What did I do in the past that was not so successful? (at least for me)
Those sites where you are paid to write articles. I love to write. But it didn’t take off for me.
Sites where you are paid to help with various problems or questions. Again, it just didn’t take off for me, although I provide pretty much the same service with my Keys of the Universe online support. Go figure
Selling cloth diapers as a re-seller. I think if I’d had the right website from the get-go, it would have been better; but by the time I traded tutoring for learning how to set up a website, I was ready for more than just selling infant/toddler items.

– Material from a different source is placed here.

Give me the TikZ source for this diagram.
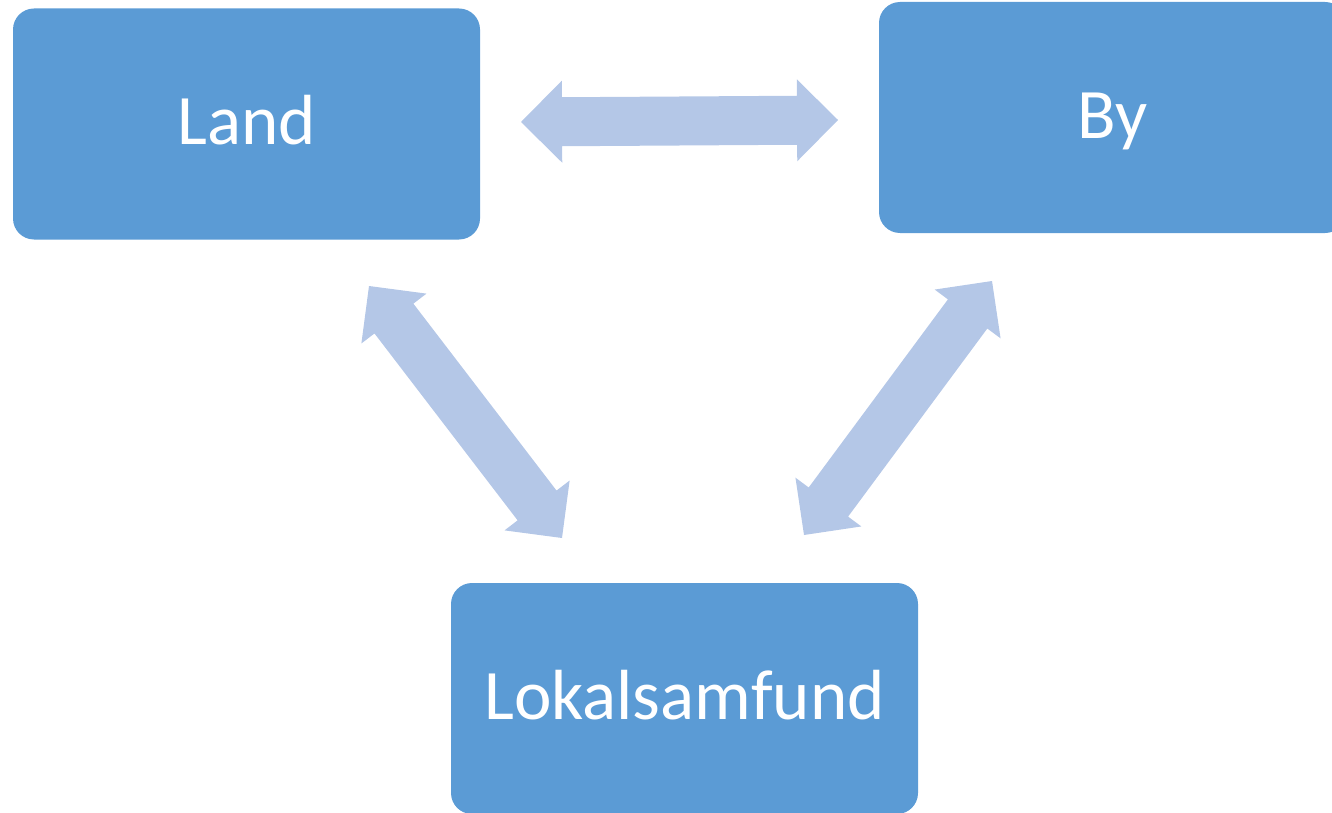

Working outside my home in almost capacity. If it was known to be temporary going in, I did fine. If the plan was for the job to be ongoing it always fell apart.
What do I do NOW?
I prepare and sell Montessori homeschool albums. I am also adapting them for the varying needs of my intended audience. I started with the core albums, noted questions, concerns and suggestions – as the original albums sell, they “buy” me time to prepare these off-shoots, while I no longer directly advertise my Garden of Francis site (which is still doing well, despite delays on material preparations due to the limitations of my living situation – no saws in my own home so I travel to a friend’s for wood-cutting, for example). Moving forward in time from those moments of wishing I could return to the family daycare (I would still do it in a heartbeat if we find the right home to move into – which we are looking for!), the self-replicating creations are covering that amount and then some, with the Garden of Francis business maintaining itself quite well.
So, yes, Garden of Francis continues (homemade basic soaps, lingerie bags, snack and fruit/veggie bags, some clothing, lots of Montessori and Catechesis of the Good Shepherd materials and more). I set up my own website with the help of a friend with whom I traded tutoring services; then I set up on Etsy…
and starting setting up “simple” websites for friends and acquaintances who had money but not the time to do so themselves. I list this here, though it is not a huge source of income, because it IS a nice little extra income here and there. And worth mentioning that sometimes those little things can provide enough of a side income (let’s say you are a stay at home mom of 4 and just need a little something extra for Christmas gifts, or to pay the mortgage down a bit faster, or to stretch the husband’s income just enough to cover the final bits of the budget). This money should not be ignored.
Off and on, we also sell off used homeschool materials, toys, clothes, etc. that have been outgrown or no longer meet our needs. This not only helps declutter but helps offset the costs of bigger clothing, and changing needs of a growing child.
I did not place in the general list above, because it is trickier with certain ages of children; but something that works for us in our situation is substitute teaching. With my Montessori background, schools are generally open to me bringing my son with me (more so when he was younger actually, due to the dynamics of Montessori elementary environments being more difficult to “join” for a few days then disappear).
Just random thoughts; I may update this post in the future (especially if I receive some more great ideas!).